MR. ROBINSON: Were working with the IBRD. I’ll be meeting with McNamara. We’ve got debt renegotiation; we’ve got aid. Beyond that I think you’ve got to get the UK, France and Belgium together in an effort to—

SECRETARY KISSINGER: But can I, by the time I get back, get a package of what is needed so that we know what we’re doing?

MR. ROBINSON: Well, I’ll talk with Bill on it.

SECRETARY KISSINGER: I can’t worry about whether it’s bureaucratically proper. Then you do it. When I was there I told Mobutu that we would do this.

[Page 6]

MR. ROBINSON: And we’re working on these various parts, but the one element that I think still has to be dealt with is a cooperative effort on the part of the nations.

SECRETARY KISSINGER: I think we can get Belgian support. I think we can get British support. It takes somebody to take the initiative to put it together.

MR. SCHAUFELE: As soon as the debt is rescheduled, they’re going to reconstitute a Coordinating Group for Europe, which includes the West Europeans.

SECRETARY KISSINGER: But can we get a program? You’ll never get it by just calling a meeting of a group.
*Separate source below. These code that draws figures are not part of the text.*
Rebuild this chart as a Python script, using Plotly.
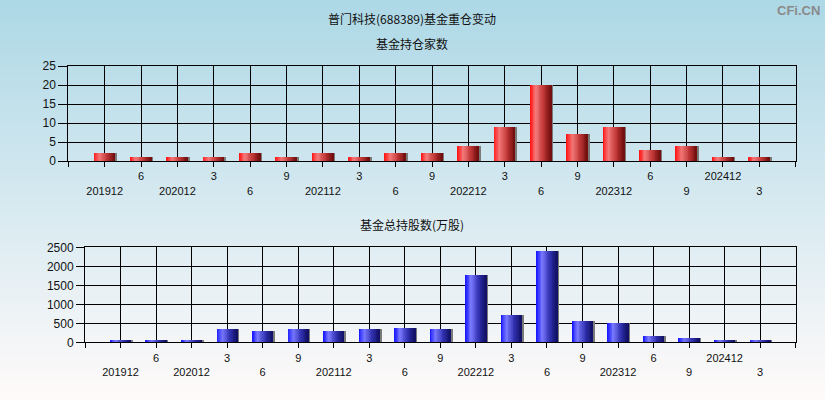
import plotly.graph_objects as go

# ---------------- data ----------------
categories = ["201912", "202006", "202012", "202103", "202106", "202109", "202112",
              "202203", "202206", "202209", "202212", "202303", "202306", "202309",
              "202312", "202406", "202409", "202412", "202503"]
tick_labels = ["201912", "6", "202012", "3", "6", "9", "202112", "3", "6", "9",
               "202212", "3", "6", "9", "202312", "6", "9", "202412", "3"]
fund_count = [2, 1, 1, 1, 2, 1, 2, 1, 2, 2, 4, 9, 20, 7, 9, 3, 4, 1, 1]
fund_shares = [30, 30, 30, 351, 298, 351, 298, 351, 377, 351, 1770, 700, 2400,
               561, 509, 167, 114, 30, 30]

main_title = "普门科技(688389)基金重仓变动"
top_title = "基金持仓家数"
bottom_title = "基金总持股数(万股)"

W, H = 825, 400
FONT = "Liberation Sans, Arial, sans-serif"
CJK = "Noto Sans CJK SC, sans-serif"

fig = go.Figure()


def lerp(c1, c2, t):
    return tuple(int(round(a + (b - a) * t)) for a, b in zip(c1, c2))


def grad(stops, t):
    for (p0, c0), (p1, c1) in zip(stops, stops[1:]):
        if p0 <= t <= p1:
            return lerp(c0, c1, (t - p0) / (p1 - p0))
    return stops[-1][1]


red_stops = [(0.0, (255, 15, 15)), (0.28, (244, 122, 122)), (0.65, (192, 54, 54)), (1.0, (112, 14, 14))]
blue_stops = [(0.0, (18, 18, 255)), (0.28, (122, 122, 255)), (0.65, (50, 50, 178)), (1.0, (16, 16, 100))]


def add_cylinder_bars(values, stops, xa, ya, width=0.57, n=24):
    # shadow
    fig.add_trace(go.Bar(x=categories, y=values, width=width, offset=-width / 2 + 0.06,
                         marker=dict(color="#7a7a7a", line=dict(width=0)),
                         xaxis=xa, yaxis=ya, hoverinfo="skip", showlegend=False))
    step = width / n
    for i in range(n):
        r, g, b = grad(stops, (i + 0.5) / n)
        fig.add_trace(go.Bar(x=categories, y=values, width=step * 1.15,
                             offset=-width / 2 + i * step,
                             marker=dict(color=f"rgb({r},{g},{b})", line=dict(width=0)),
                             xaxis=xa, yaxis=ya, hoverinfo="skip", showlegend=False))


add_cylinder_bars(fund_count, red_stops, "x", "y")
add_cylinder_bars(fund_shares, blue_stops, "x2", "y2")

# two-row alternating tick labels
ticktext = [(lab if i % 2 == 1 else "<br>" + lab) for i, lab in enumerate(tick_labels)]
tickvals = [-1] + categories + [19]
ticktext = [""] + ticktext + [""]

xcommon = dict(type="category", categoryorder="array", categoryarray=categories,
               range=[-1, 19], tickmode="array", tickvals=tickvals, ticktext=ticktext,
               showgrid=True, gridcolor="black", gridwidth=1, showline=True,
               linecolor="black", linewidth=1, mirror=True, ticks="outside",
               ticklen=5, tickcolor="black", tickfont=dict(family=FONT, size=11, color="#111"),
               zeroline=False, fixedrange=True, automargin=False)
ycommon = dict(showgrid=True, gridcolor="black", gridwidth=1, showline=True,
               linecolor="black", linewidth=1, mirror=True, ticks="outside",
               tickcolor="black", tickfont=dict(family=FONT, size=12, color="#111"),
               zeroline=False, fixedrange=True, automargin=False)

fig.update_layout(
    width=W, height=H, autosize=False,
    margin=dict(l=0, r=0, t=0, b=0, pad=0),
    paper_bgcolor="#ffffff", plot_bgcolor="rgba(0,0,0,0)",
    barmode="overlay", bargap=0, showlegend=False,
    xaxis=dict(domain=[68.3 / W, 795.7 / W], anchor="y", **xcommon),
    yaxis=dict(domain=[1 - 161 / H, 1 - 66 / H], anchor="x", range=[0, 25],
               tickvals=[0, 5, 10, 15, 20, 25], ticklen=9, **ycommon),
    xaxis2=dict(domain=[85 / W, 795.7 / W], anchor="y2", **xcommon),
    yaxis2=dict(domain=[1 - 342.3 / H, 1 - 247.3 / H], anchor="x2", range=[0, 2500],
                tickvals=[0, 500, 1000, 1500, 2000, 2500], ticklen=8, **ycommon),
)

# background gradient (lightblue -> snow)
top_c, bot_c = (173, 216, 230), (255, 250, 250)
nstrip = 100
shapes = []
for i in range(nstrip):
    t = i / (nstrip - 1)
    r, g, b = lerp(top_c, bot_c, t)
    y1 = 1 - i / nstrip
    y0 = 1 - (i + 1) / nstrip - 0.002
    shapes.append(dict(type="rect", xref="paper", yref="paper", x0=0, x1=1, y0=max(y0, 0), y1=y1,
                       fillcolor=f"rgb({r},{g},{b})", line=dict(width=0), layer="below"))
fig.update_layout(shapes=shapes)

fig.add_annotation(text=main_title, xref="paper", yref="paper", x=412 / W, y=1 - 18 / H,
                   showarrow=False, xanchor="center", yanchor="middle",
                   font=dict(family=CJK, size=12, color="#111"))
fig.add_annotation(text=top_title, xref="paper", yref="paper", x=412 / W, y=1 - 43 / H,
                   showarrow=False, xanchor="center", yanchor="middle",
                   font=dict(family=CJK, size=12, color="#111"))
fig.add_annotation(text=bottom_title, xref="paper", yref="paper", x=412 / W, y=1 - 224 / H,
                   showarrow=False, xanchor="center", yanchor="middle",
                   font=dict(family=CJK, size=12, color="#111"))
fig.add_annotation(text="<b>CFi.CN</b>", xref="paper", yref="paper", x=822 / W, y=1 - 10 / H,
                   showarrow=False, xanchor="right", yanchor="middle",
                   font=dict(family=FONT, size=13, color="#8a8a8a"))

fig.write_html("out.html", config={"displayModeBar": False},
               post_script="document.body.style.margin='0';document.body.style.padding='0';")
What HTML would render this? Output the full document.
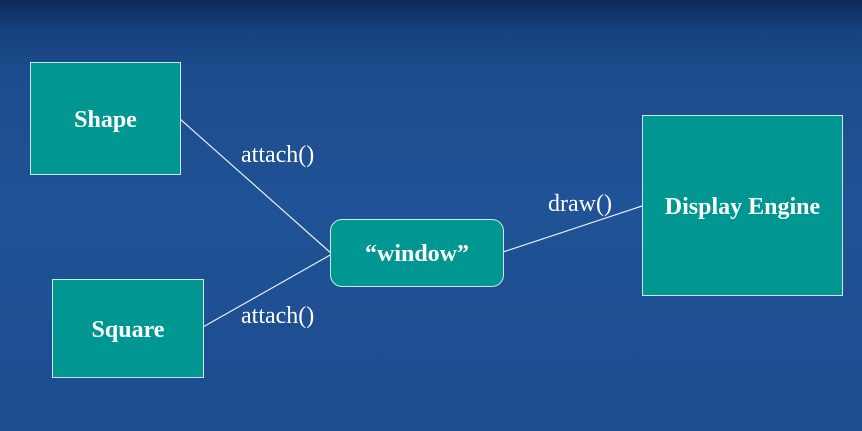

Somebody has to push a program and ask them for specific contributions.

MR. ROBINSON: We’ll get something for you.

[Omitted here are portions of the discussion unrelated to Zaire.]

  1. Source: National Archives, RG 59, Transcripts of Secretary of State Henry Kissinger’s Staff Meetings, 1973–1977, Entry 5177, Box 10, June 17, 1976. Secret.
  2. Secretary Kissinger, Under Secretary for Economic Affairs Robinson, Assistant Secretary of State for Congressional Relations Robert McCloskey, and Assistant Secretary Schaufele discussed an economic aid package for Zaire.